Various techniques are utilized to provide carrier and symbol synchronization signals for burst communications with MSK modulation. Of particular interest is the DeBuda synchronization circuit for fast frequency shift keying (FFSK). See Rudi DeBuda, "Coherent Demodulation of Frequency-Shift Keying with Low Deviation Ratio", IEEE Transactions on-Communications, June 1972, pages 429-435. The only difference between the FFSK technique described by DeBuda and the MSK technique applicable herein is that the FFSK process has some pre-coding operation prior to modulation, such as differential encoding. For the purposes herein, this procedural difference can be ignored.
The MSK modulation imparts a continuous phase advance or delay upon the carrier signal depending upon the value of the transmitted bit sequences. This change in the carrier signal phase imparts a secondary modulation upon the signal which must be removed. Specifically, this modulation is manifested in the polarity of the MSK signal at either of the higher or lower frequency tones; these tones can have a positive or negative polarity.
In order to remove this modulation, synchronizer circuits such as the one taught in the DeBuda article, above, employ a squaring technique to remove the effect of the modulation on the polarities of the two MSK tones. This squaring technique consequently results in the doubling of the frequencies of the two MSK tones.
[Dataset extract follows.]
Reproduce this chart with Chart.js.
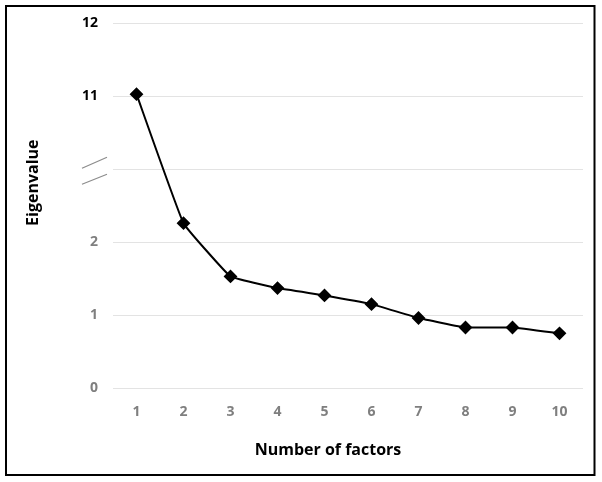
<!DOCTYPE html>
<html>
<head>
<meta charset="utf-8">
<script src="https://cdn.jsdelivr.net/npm/chart.js@4"></script>
<style>
  html, body { margin: 0; padding: 0; background: #fff; }
  #wrap { width: 602px; height: 482px; }
</style>
</head>
<body>
<div id="wrap"><canvas id="screeChart" width="602" height="482"></canvas></div>
<script>
// scree plot data
const factors = ['1', '2', '3', '4', '5', '6', '7', '8', '9', '10'];
const eigenvalues = [11.03, 2.26, 1.53, 1.37, 1.27, 1.15, 0.96, 0.83, 0.83, 0.75];
// y axis has a break between 2 and 11: axis slots 0..5
const yTickLabels = ['0', '1', '2', '', '11', '12'];

// map a real eigenvalue onto the broken axis (11 sits on slot 4)
function toAxis(v) {
  return v <= 3 ? v : v - 7;
}

let axisData = [];
for (let i = 0; i < eigenvalues.length; i++) {
  axisData[i] = toAxis(eigenvalues[i]);
}

const FONT = "'Open Sans', 'DejaVu Sans', sans-serif";
const GRAY = '#7f7f7f';

// frame, axis break marks and axis titles
const decorations = {
  id: 'decorations',
  afterDraw(chart) {
    const ctx = chart.ctx;
    const area = chart.chartArea;
    const yScale = chart.scales.y;
    ctx.save();

    // outer frame
    ctx.strokeStyle = '#000';
    ctx.lineWidth = 2;
    ctx.strokeRect(6, 6, 588.5, 469);

    // break marks on the y axis
    const yb = yScale.getPixelForValue(3);
    ctx.strokeStyle = '#8c8c8c';
    ctx.lineWidth = 1.2;
    ctx.beginPath();
    ctx.moveTo(82, yb - 1);
    ctx.lineTo(107, yb - 12);
    ctx.moveTo(82, yb + 15);
    ctx.lineTo(107, yb + 5);
    ctx.stroke();

    // axis titles
    ctx.fillStyle = '#000';
    ctx.font = 'bold 16px ' + FONT;
    ctx.textAlign = 'center';
    ctx.textBaseline = 'middle';
    ctx.fillText('Number of factors', (area.left + area.right) / 2 - 20, 450);
    ctx.translate(33, (area.top + area.bottom) / 2 - 23);
    ctx.rotate(-Math.PI / 2);
    ctx.fillText('Eigenvalue', 0, 0);
    ctx.restore();
  }
};

const screeChart = new Chart(document.getElementById('screeChart'), {
  type: 'line',
  data: {
    labels: factors,
    datasets: [{
      label: 'Eigenvalue',
      data: axisData,
      borderColor: '#000',
      backgroundColor: '#000',
      borderWidth: 2,
      tension: 0.08,
      pointStyle: 'rectRot',
      pointRadius: 5.5,
      pointHoverRadius: 5.5,
      pointBackgroundColor: '#000',
      pointBorderColor: '#000'
    }]
  },
  options: {
    responsive: false,
    animation: false,
    layout: { padding: { left: 0, right: 19, top: 22, bottom: 0 } },
    plugins: {
      legend: { display: false },
      tooltip: { enabled: false }
    },
    scales: {
      x: {
        offset: true,
        grid: { display: false, drawTicks: false },
        border: { display: false },
        ticks: {
          color: GRAY,
          padding: 16,
          font: { family: FONT, size: 14, weight: 'bold' }
        },
        afterFit(scale) { scale.height = 94; }
      },
      y: {
        min: 0,
        max: 5,
        grid: { color: '#e3e3e3', lineWidth: 1, drawTicks: false },
        border: { display: false },
        ticks: {
          stepSize: 1,
          padding: 15,
          font: { family: FONT, size: 14, weight: 'bold' },
          color: (c) => (c.tick && c.tick.value >= 4 ? '#000' : GRAY),
          callback: (v) => yTickLabels[v]
        },
        afterFit(scale) { scale.width = 113; }
      }
    }
  },
  plugins: [decorations]
});
</script>
</body>
</html>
Although the signal squaring technique removes this secondary modulation effect, it also introduces an approximately 6-dB loss in signal to noise ratio (SNR), and further results in a four-state phase ambiguity. The 6-dB loss in SNR results from requisite filtering at the second harmonic of the two MSK tones rather than at the fundamental frequencies. Each of the two filtering processes results in another 6 dB loss since only one frequency is present at any time while noise is always present in approximately equal amounts at both upper and lower frequencies. Since the signal is filtered through a pair of parallel branches (higher and lower frequencies) the SNR for each filter is reduced by a factor of 2, or 6 dB. Thus the necessity of filtering the MSK signal at the harmonic frequencies introduces a pair of 6 dB losses in SNR, for a total SNR loss of 12 dB.
Furthermore, the 4-state ambiguity in phase can only be removed by differential coding or additional preamble overhead in the form of a known bit sequence.